It can be a difficult look to describe to those who are not as familiar with the breed, but fellow breeder Isabel Ososki described Cary's collies as something that just sticks with people and raises awareness of being in the presence of something special.
“It's just one of those things where you look at the dog and it makes you want to smile,” Ososki said. “You want a dog that looks happy and gives you that look that makes you say, 'aww, that's a beautiful dog.”
“You have a very special gift when someone could look through a lineup and say, 'that's a dog Bonnie bred.' ”
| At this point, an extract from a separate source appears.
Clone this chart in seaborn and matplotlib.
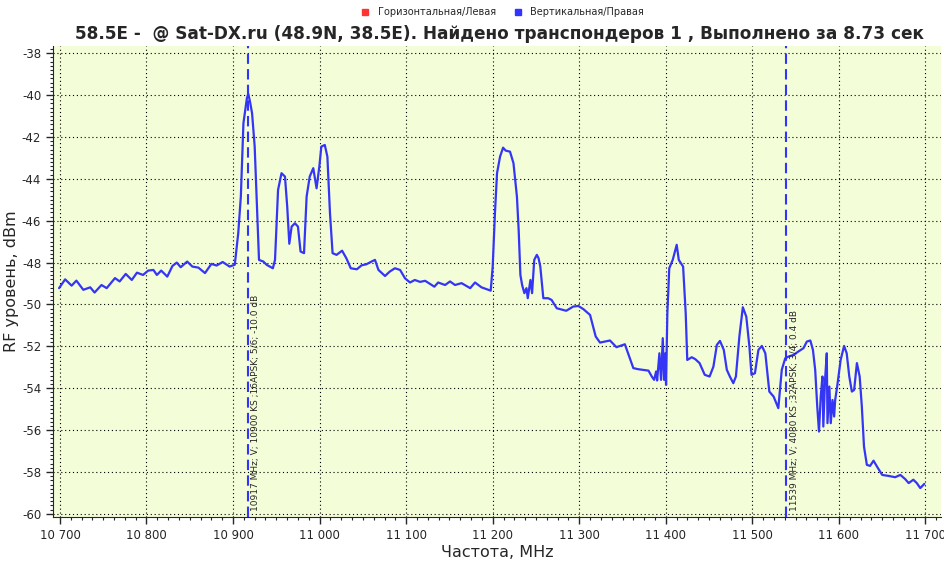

Even as she has created a type of 'brand' with her collies, Cary said it is not a for-profit project for her. Based out of an old farmhouse on the outskirts of Taylorville, she breeds and takes care of nearly a dozen collies as well as prepares to take the dogs across the country to enter them into dog shows on top of working a normal job in town.
It can be exhausting, but she said she lives and breathes the sport of breeding and dog shows.
“I haven't' had a day off in 37 years,” Cary said. “These dogs are an everyday job.”
Kelley Courtney, who works alongside Cary with Mystic Collies, said they do it because of their passion for the animal.
“Our goal is not to mass-produce a breed that we love,” Courtney said. “We want to provide good collies for people.”
The collies have left their mark on people with more than just their looks.
Cary said several of her collies have gone on to become service animals, including one that went to a boy in Israel who suffered from epilepsy. With the help of the dog, the boy was able to complete school, serve in the Israeli military and now work as a professional photographer.
“Anyone can breed a dog that can win a ribbon,” she said. “The dogs that can help save lives is something that truly special.”
Sometimes owning a mystic collie is just about having a beautiful pet around the house.
Cindy Gibson bought her first collie from Cary in 2006 after finding out about her dogs online. Nearly nine years later, Gibson has bought six different collies from Cary, and other members of her family have also bought collies.
“Her dogs are very loved, and the puppies are very socialized,” Gibson said. “They have a sweetness to them and in how they interact with kids.”
Gibson remembers a particular time when she took one of the collies, who was just a year old and never trained as a service dog, to the hospital to visit a friend. Despite her youth and inexperience, Gibson said the dog walked through the hospital with no worries, went into the hospital room, and gently jumped onto the bed and licked the hand of the friend.
“It was the most precious thing I have ever seen, it was like she had been trained to do that,” Gibson said.
Even after nearly 40 years as a breeder, Cary said she still loves to be able to interact and raise the dogs and had not even thought about stopping any time soon.
“I'm so engrained in this, I couldn't even quit if I wanted.”